Gli avvocati che difendono Massimo Bossetti, condannato in via definitiva per l’omicidio di Yara Gambirasio, potranno accedere ai reperti – 54 campioni di dna e abiti della vittima – e sperare così, alla luce eventuale di nuovi elementi, nella revisione del processo in cui è stato condannato all’ergastolo. Era il 26 novembre di dieci anni fa: quel pomeriggio Yara, una ragazzina di 13 anni, uscì da casa sua, a Brembate sopra, per andare a consegnare uno stereo nella palestra di via Locatelli, centro che frequentava abitualmente. Erano le 17,30. Non tornò mai a casa.
La ritrovarono dopo ricerche di ogni tipo in un campo di Chignolo d’Isola, una località non distante dal luogo in cui Yara era stata vista per l’ultima volta. La povera ragazza, stabilì l’autopsia, era morta delle ferite che l’assassino gli aveva inferto, abbandonandola nel campo, e di freddo. E’ stata inseguita, dicono i reperti, aggredita sessualmente e lasciata lì tra rovi e fango.

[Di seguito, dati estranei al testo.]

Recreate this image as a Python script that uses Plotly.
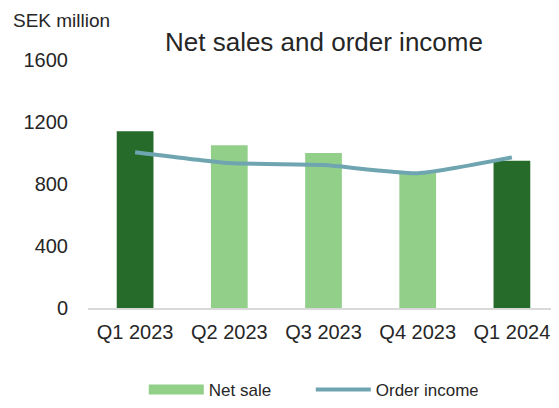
import plotly.graph_objects as go

quarters = ["Q1 2023", "Q2 2023", "Q3 2023", "Q4 2023", "Q1 2024"]
net_sales = [1140, 1050, 1000, 875, 950]
order_income = [1005, 935, 922, 870, 972]
bar_colors = ["#276B2B", "#92D08A", "#92D08A", "#92D08A", "#276B2B"]
y_ticks = [0, 400, 800, 1200, 1600]

FONT = "Liberation Sans, Arial, sans-serif"
TXT = "#262626"

fig = go.Figure()
fig.add_trace(go.Bar(
    x=quarters, y=net_sales, name="Net sale",
    marker=dict(color=bar_colors, line=dict(width=0)),
    showlegend=False,
))
# legend entry for Net sale (wide swatch)
fig.add_trace(go.Scatter(
    x=[None], y=[None], mode="lines", name="Net sale",
    line=dict(color="#92D08A", width=10),
))
fig.add_trace(go.Scatter(
    x=quarters, y=order_income, name="Order income", mode="lines",
    line=dict(color="#6FA5B1", width=4, shape="spline", smoothing=0.5),
))

fig.update_layout(
    width=551, height=400,
    margin=dict(l=80, r=0, t=52, b=98),
    paper_bgcolor="white", plot_bgcolor="white",
    bargap=0.61,
    font=dict(family=FONT, color=TXT),
    title=dict(text="Net sales and order income", x=0.501, xanchor="center",
               y=0.915, yanchor="middle", xref="paper",
               font=dict(size=26, color=TXT, family=FONT)),
    showlegend=True,
    legend=dict(orientation="h", x=0.473, xanchor="center", y=-0.332, yanchor="middle",
                font=dict(size=17, color=TXT), itemwidth=55,
                entrywidth=97, entrywidthmode="pixels",
                traceorder="normal"),
    annotations=[dict(text="SEK million", xref="paper", yref="paper",
                      x=-0.163, y=1.158, xanchor="left", yanchor="middle",
                      showarrow=False, font=dict(size=19, color=TXT))],
)
fig.update_yaxes(range=[0, 1600], tickvals=y_ticks, showgrid=False, zeroline=False,
                 showline=False, ticks="outside", ticklen=15, tickcolor="rgba(0,0,0,0)",
                 tickfont=dict(size=20))
fig.update_xaxes(showgrid=False, showline=True, linecolor="#D9D9D9", linewidth=1.5,
                 ticks="outside", ticklen=5, tickcolor="rgba(0,0,0,0)",
                 tickfont=dict(size=20))

fig.write_html("out.html")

Massimo Bossetti, un falegname del posto, è stato riconosciuto come l’unico colpevole (ci vorranno 4 anni per prenderlo, seguendo le tracce del dna di “Ignoto 1”) e condannato all’ergastolo dopo tre gradi di giudizio. Yara è oggi una onlus che sostiene con progetti in ambito sportivo, artistico e musicale ragazzi che hanno difficoltà economiche, l’hanno voluto i genitori. Bergamo le ha intitolato la Casa dello sport. “Saremo felici quando nelle ricerche di Google con il nome di Yara non compariranno articoli di cronaca nera ma quelli sulla nostra associazione” ha detto il padre.